C'était mieux avant. Il y avait des voitures sans électronique, on pouvait se plonger le doigt dans le nez au feu rouge sans avoir peur de finir sur le net, les jeunes étaient propres, les femmes étaient propres, j'avais des érections, on vous prenait pour un génie dès que vous saviez écrire un jeu du pendu en pascal, les calculatrices japonaises pouvaient tomber du deuxième étage et continuer de fonctionner, les gens savaient que la planète pouvaient être détruites en quelques minutes et que c'était une mauvaise idée d'agresser les autres grandes puissances dans leurs intérêts vitaux, on pouvait être moustachu sans se faire aborder par des hommes, on mangeait de la viande sans avoir envie de se flageller, et certes il y avait des glaciers, mais ils ne réveillaient pas les enfants en passant dans la rue musique à fond à dix heures du soir. Il y avait aussi moins de choix au rayon alcool, mais c'était moins cher.

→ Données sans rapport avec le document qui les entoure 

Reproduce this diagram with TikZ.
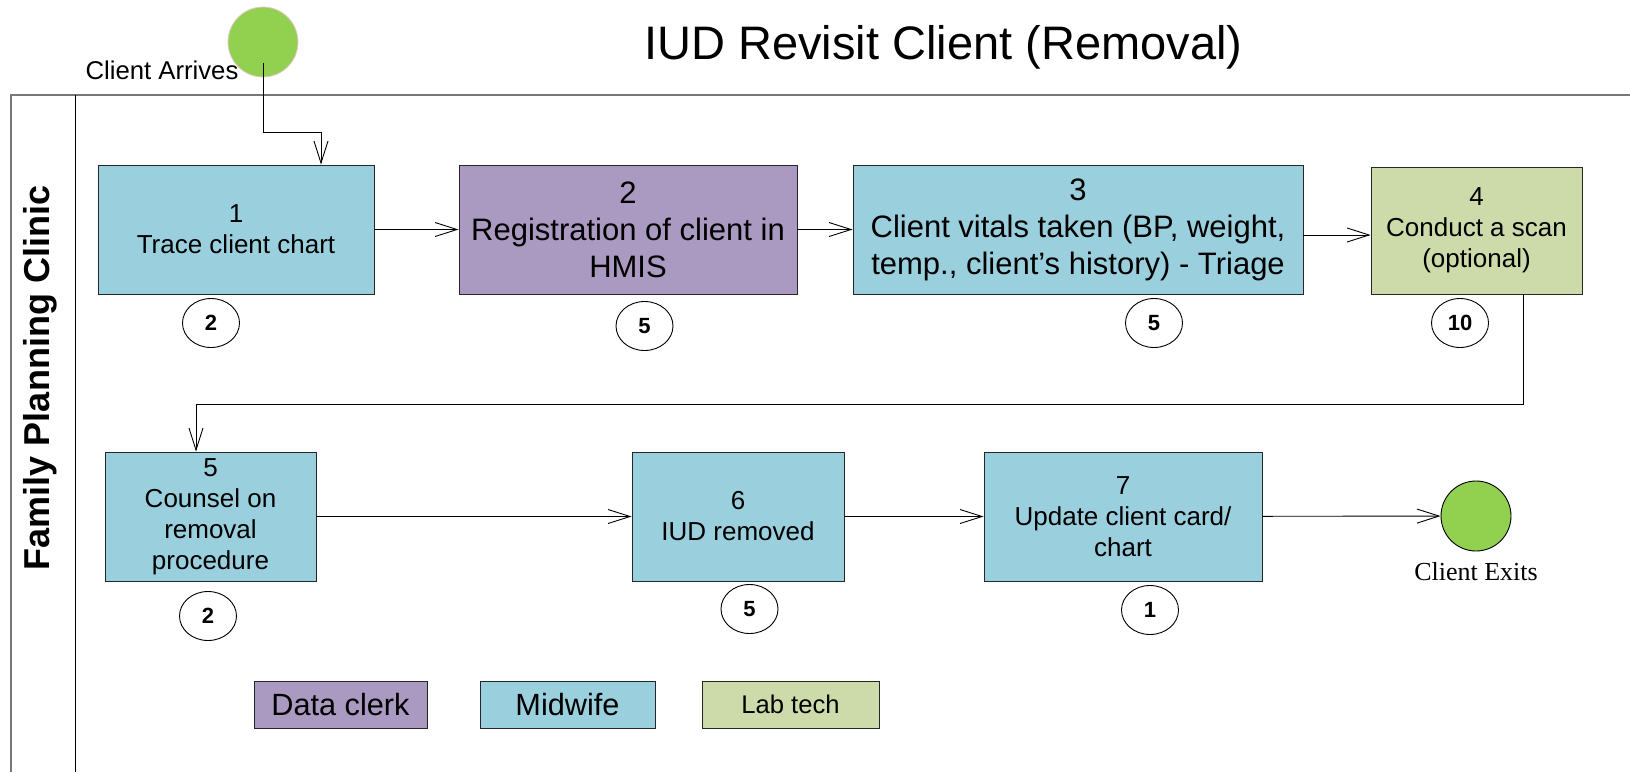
\documentclass[tikz,border=0pt]{standalone}
\usepackage{fontspec}
\setmainfont{Liberation Sans}
\newfontfamily\exitfont{Liberation Serif}
\usetikzlibrary{arrows.meta,shapes.geometric}
\definecolor{midc}{RGB}{154,207,221}
\definecolor{clerkc}{RGB}{170,153,192}
\definecolor{labc}{RGB}{205,219,170}
\definecolor{termc}{RGB}{146,208,80}
\definecolor{poolc}{RGB}{120,120,120}
\definecolor{pinkc}{RGB}{230,200,200}
\tikzset{
  arr/.style={line width=0.9pt, -{Straight Barb[length=22pt,width=14pt,line width=0.9pt]}},
  stepbox/.style={draw=black!85, line width=0.9pt, inner sep=0pt, align=center, font=\fontsize{26}{31}\selectfont},
  numbox/.style={draw=black, line width=0.9pt, ellipse, fill=white, inner sep=0pt, minimum width=57pt, minimum height=49pt, font=\fontsize{22}{24}\selectfont\bfseries},
  legbox/.style={draw=black!85, line width=0.9pt, inner sep=0pt, minimum height=47pt, font=\fontsize{30.7}{34}\selectfont}
}
\begin{document}
\begin{tikzpicture}[x=1pt,y=-1pt]
\useasboundingbox (0,0) rectangle (1630,772);
% pool
\draw[poolc, line width=2pt] (11,772) -- (11,95) -- (1630,95);
\draw[black, line width=0.9pt] (75,95) -- (75,772);
\node[rotate=90, font=\fontsize{36}{40}\selectfont\bfseries] (lane) at (40,378) {Family Planning Clinic};
% title
\node[font=\fontsize{47}{52}\selectfont] (title) at (943.5,47) {IUD Revisit Client (Removal)};
% start
\node[circle, fill=termc, draw=pinkc, line width=0.8pt, minimum size=70pt, inner sep=0pt] (start) at (263,42) {};
\node[anchor=base, font=\fontsize{25.7}{30}\selectfont] (arrlab) at (162,79) {Client Arrives};
\coordinate (a0) at (263,63);
% row 1
\node[stepbox, fill=midc, minimum width=276pt, minimum height=129pt] (box1) at (236,229.5) {1\\Trace client chart};
\node[stepbox, fill=clerkc, minimum width=338pt, minimum height=129pt, font=\fontsize{31}{37}\selectfont] (box2) at (628,229.5) {2\\Registration of client in\\HMIS};
\node[stepbox, fill=midc, minimum width=450pt, minimum height=129pt, font=\fontsize{31}{37}\selectfont] (box3) at (1078,229.5) {3\\Client vitals taken (BP, weight,\\temp., client’s history) - Triage};
\node[stepbox, fill=labc, minimum width=211pt, minimum height=127pt] (box4) at (1476.5,230.5) {4\\Conduct a scan\\(optional)};
% row 2
\node[stepbox, fill=midc, minimum width=211pt, minimum height=129pt] (box5) at (210.5,516.5) {5\\Counsel on\\removal\\procedure};
\node[stepbox, fill=midc, minimum width=212pt, minimum height=129pt] (box6) at (738,516.5) {6\\IUD removed};
\node[stepbox, fill=midc, minimum width=278pt, minimum height=129pt] (box7) at (1123,516.5) {7\\Update client card/\\chart};
\node[circle, fill=termc, draw=black, line width=0.9pt, minimum size=70pt, inner sep=0pt] (endc) at (1476,516) {};
\node[font=\exitfont\fontsize{26}{30}\selectfont] (exitlab) at (1476,572) {Client Exits};
% time circles
\node[numbox] (t1) at (211,323) {2};
\node[numbox] (t2) at (644.5,326) {5};
\node[numbox] (t3) at (1154,323) {5};
\node[numbox] (t4) at (1460,323) {10};
\node[numbox] (t5) at (208,616) {2};
\node[numbox] (t6) at (749.5,609) {5};
\node[numbox] (t7) at (1150,610) {1};
% legend
\node[legbox, fill=clerkc, minimum width=173pt] (lg1) at (340.5,704.5) {Data clerk};
\node[legbox, fill=midc, minimum width=175pt] (lg2) at (567.5,704.5) {Midwife};
\node[legbox, fill=labc, minimum width=177pt, font=\fontsize{25.6}{30}\selectfont] (lg3) at (790.5,704.5) {Lab tech};
% connectors
\draw[arr] (a0) -- ++(0,69) -| ([xshift=85pt]box1.north);
\draw[arr] (box1) -- (box2);
\draw[arr] (box2) -- (box3);
\draw[arr] (box3.east |- 0,235) -- (box4.west |- 0,235);
\draw[arr] ([xshift=46.5pt]box4.south) -- ++(0,110) -| ([xshift=-14.5pt]box5.north);
\draw[arr] (box5) -- (box6);
\draw[arr] (box6) -- (box7);
\draw[arr] (box7) -- (endc);
\end{tikzpicture}
\end{document}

Seulement voilà, c'est inéluctable, c'est thermodynamique, et il ne sert à rien de s'y opposer : le progrès n'est possible que localement et temporairement, au prix d'une dégradation globale, d'un accroissement du chaos. Autant dire que le lieu commun affirmant qu'on n'arrête pas le progrès est une grosse connerie : il suffit de laisser les choses aller, et le progrès disparaît de lui-même, Le disco, les blogs, le rap, l'autofiction et Twitter étaient inéluctables. Alors, contre ça, les thermomètres et Alain Finkelkraut...
On ne connaissait pas notre chance, on voulait des voitures volantes.